If you enjoy that loop—observe → sketch → test → revise—you’re in the right neighborhood.
The Quick Reality Check
Architecture is not mostly “drawing pretty buildings.” It’s planning how people move, where daylight lands, where noise collects, what gets built first, and what gets cut when budgets shrink.
If you want one simple indicator: you don’t need to love math, but you do need to be okay with geometry, scale, and basic forces. Buildings don’t care about vibes.
Three Tests That Don’t Lie
Do these before you buy software, take a course, or tell everyone you’re “going to be an architect.”
Test 1: Redraw a Real Place
Pick one space you use every day: your bedroom, the kitchen, a classroom, the school hallway outside the cafeteria.
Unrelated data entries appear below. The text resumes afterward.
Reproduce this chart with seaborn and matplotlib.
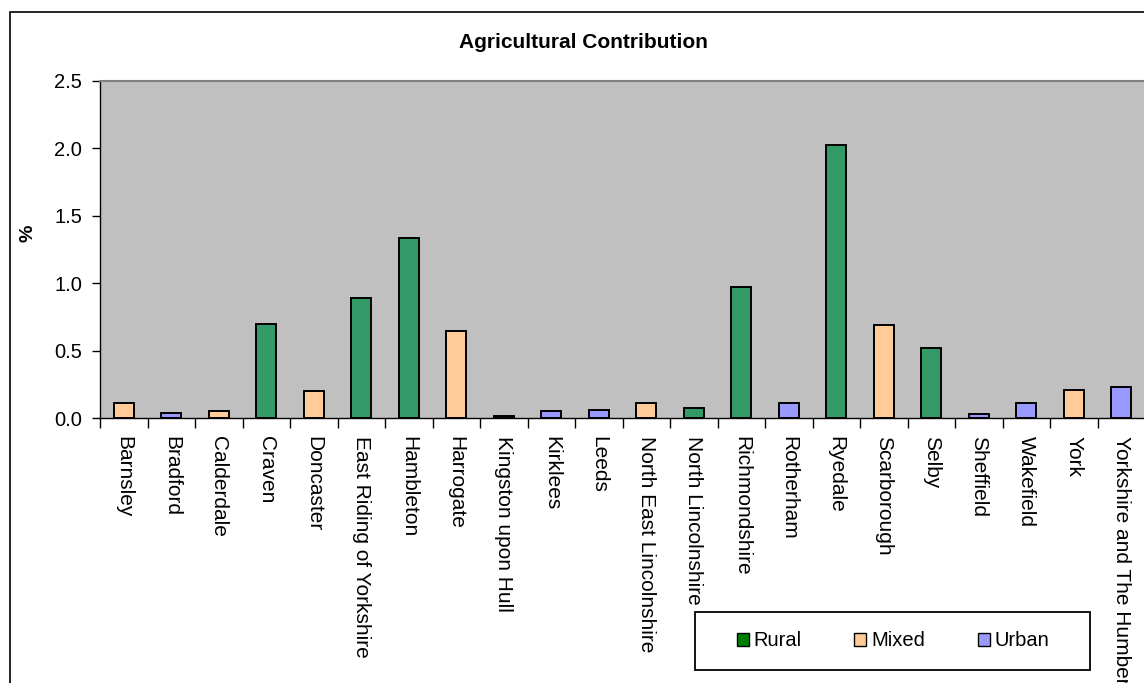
import matplotlib
matplotlib.use("Agg")
import matplotlib.pyplot as plt
from matplotlib.patches import Rectangle, Patch
import seaborn as sns
import pandas as pd

districts = ["Barnsley", "Bradford", "Calderdale", "Craven", "Doncaster",
             "East Riding of Yorkshire", "Hambleton", "Harrogate",
             "Kingston upon Hull", "Kirklees", "Leeds", "North East Lincolnshire",
             "North Lincolnshire", "Richmondshire", "Rotherham", "Ryedale",
             "Scarborough", "Selby", "Sheffield", "Wakefield", "York",
             "Yorkshire and The Humber"]
area_type = ["Mixed", "Urban", "Mixed", "Rural", "Mixed",
             "Rural", "Rural", "Mixed",
             "Urban", "Urban", "Urban", "Mixed",
             "Rural", "Rural", "Urban", "Rural",
             "Mixed", "Rural", "Urban", "Urban", "Mixed",
             "Urban"]
contribution = [0.11, 0.037, 0.05, 0.70, 0.20,
                0.89, 1.335, 0.645,
                0.015, 0.05, 0.06, 0.11,
                0.074, 0.97, 0.11, 2.025,
                0.69, 0.52, 0.027, 0.11, 0.205,
                0.23]

types = ["Rural", "Mixed", "Urban"]
bar_colors = {"Rural": "#339966", "Mixed": "#FFCC99", "Urban": "#9999FF"}
legend_colors = {"Rural": "#008000", "Mixed": "#FFCC99", "Urban": "#9999FF"}
yticks = [0.0, 0.5, 1.0, 1.5, 2.0, 2.5]

df = pd.DataFrame({"district": districts, "type": area_type, "value": contribution})

sns.set_style("white")
plt.rcParams["font.family"] = ["Liberation Sans", "DejaVu Sans"]
plt.rcParams["text.color"] = "black"
plt.rcParams["xtick.color"] = "black"
plt.rcParams["ytick.color"] = "black"
plt.rcParams["xtick.labelcolor"] = "black"
plt.rcParams["ytick.labelcolor"] = "black"

fig = plt.figure(figsize=(11.44, 6.83), dpi=100)
ax = fig.add_axes([100 / 1144, 1 - 418 / 683, 1045 / 1144, 337 / 683])

sns.barplot(data=df, x="district", y="value", hue="type", hue_order=types,
            palette=bar_colors, saturation=1, dodge=False, width=0.42,
            order=districts, edgecolor="black", linewidth=1.4, legend=False, ax=ax)

ax.set_facecolor("#C0C0C0")
ax.set_xlim(-0.5, len(districts) - 0.5)
ax.set_ylim(0, 2.5)
ax.set_yticks(yticks)
ax.set_yticklabels([f"{v:.1f}" for v in yticks], fontsize=14.5, color="black")
ax.set_xticks(range(len(districts)))
ax.set_xticklabels(districts, rotation=-90, fontsize=15, va="top", ha="center",
                   color="black")
ax.tick_params(axis="x", length=0, pad=13)
ax.tick_params(axis="y", length=6, width=1, color="black", left=True, pad=7)
# slot boundary ticks on the category axis
ax.set_xticks([i - 0.5 for i in range(len(districts) + 1)], minor=True)
ax.tick_params(axis="x", which="minor", length=7, width=1, color="black", bottom=True)
ax.set_xlabel("")
ax.set_ylabel("")

for side in ["left", "bottom"]:
    ax.spines[side].set_color("black")
    ax.spines[side].set_linewidth(1)
ax.spines["top"].set_color("#808080")
ax.spines["top"].set_linewidth(1.5)
ax.spines["right"].set_color("#808080")

fig.text(28 / 1144, 1 - 233 / 683, "%", rotation=90, ha="center", va="center",
         fontsize=14, fontweight="bold", color="black")
fig.text(583 / 1144, 1 - 43 / 683, "Agricultural Contribution", ha="center", va="center",
         fontsize=15, fontweight="bold", color="black")

# chart area border
fig.patches.append(Rectangle((10 / 1144, -0.1), 1.2, 1 - 12 / 683 + 0.1,
                             transform=fig.transFigure, fill=False,
                             edgecolor="black", linewidth=1.2, zorder=0))

# legend box
fig.patches.append(Rectangle((695 / 1144, 1 - 670 / 683), 395 / 1144, 58 / 683,
                             transform=fig.transFigure, facecolor="white",
                             edgecolor="black", linewidth=1.3, zorder=3))
handles = [Patch(facecolor=legend_colors[t], edgecolor="black", linewidth=1) for t in types]
leg = fig.legend(handles, types, ncol=3, fontsize=14.5,
                 loc="center", bbox_to_anchor=(893 / 1144, 1 - 641 / 683),
                 frameon=False, handlelength=0.6, handleheight=0.6,
                 handletextpad=0.25, columnspacing=2.6, borderpad=0, borderaxespad=0,
                 labelcolor="black")
leg.set_zorder(4)

fig.savefig("out.png", dpi=100, facecolor="white")
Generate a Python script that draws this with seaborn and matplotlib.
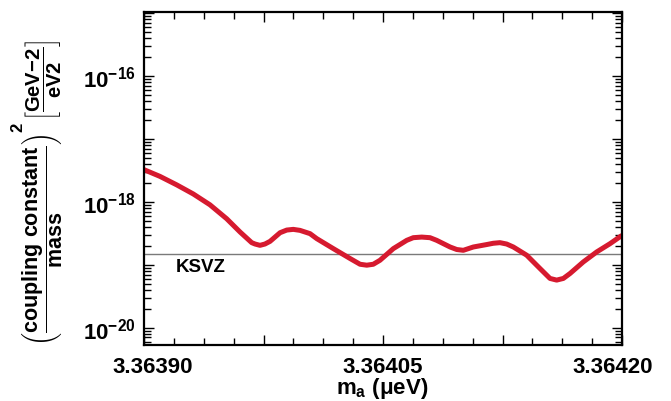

Measure it roughly (feet and inches are fine) and redraw it as a simple plan.
- Goal: accuracy and clarity, not pretty linework.
- Time: 60–90 minutes.
- Proof you’re improving: version 2 reads faster than version 1.
Test 2: Fix One Problem With One Constraint
Choose one problem and one constraint. Example: “Make the classroom quieter” but you’re not allowed to change the walls. Or: “Make the bedroom feel larger” but you can’t buy new furniture.
- Goal: solve with layout, light, and circulation, not shopping.
- Time: 45–60 minutes.
- What schools notice: your reasoning and iteration.
Test 3: Build a Quick Model
A basic model teaches proportion faster than another hour scrolling inspiration images. If you want a simple starting point, this helps: building small models and mockups.
- Materials: cardboard, foam board, tape, a sharp blade, a ruler.
- Time: 2–3 hours.
- What you learn: what “looks good on paper” doesn’t always work in volume.
Your 30-Day Starter Plan
Keep it boring. Boring works. The goal is output you can show, not motivation.
Week 1: Observation
- Take 15 photos of spaces that feel good and 15 that feel bad.
- Write one sentence under each: “This works because…” or “This fails because…”
- Sketch one plan from memory (no measuring yet). Then measure and redraw it.
Week 2: Plans That Read
- Draw 3 simple plans: a bedroom, a classroom corner, a small café seating zone.
- For each plan, show a path: entry → main activity → exit.
- Do one revision pass: fix one circulation pinch point.
Week 3: Section and Light
- Pick one of your plans and draw a simple section through a window.
- Mark where daylight hits in the morning and late afternoon (rough is fine).
- Change one thing to improve the light (shade, desk position, opening size, reflectance).
Week 4: One Small Project
Build a mini-project you can present in 2 minutes: “I found a problem, tested options, and chose a solution.”
- One plan (before/after).
- One section.
- One model photo or simple 3D view.
- Three bullet reasons for your final choice.
If you want structured beginner work to keep you moving, these are designed for that: Introduction to Architecture and Architecture classes for beginners.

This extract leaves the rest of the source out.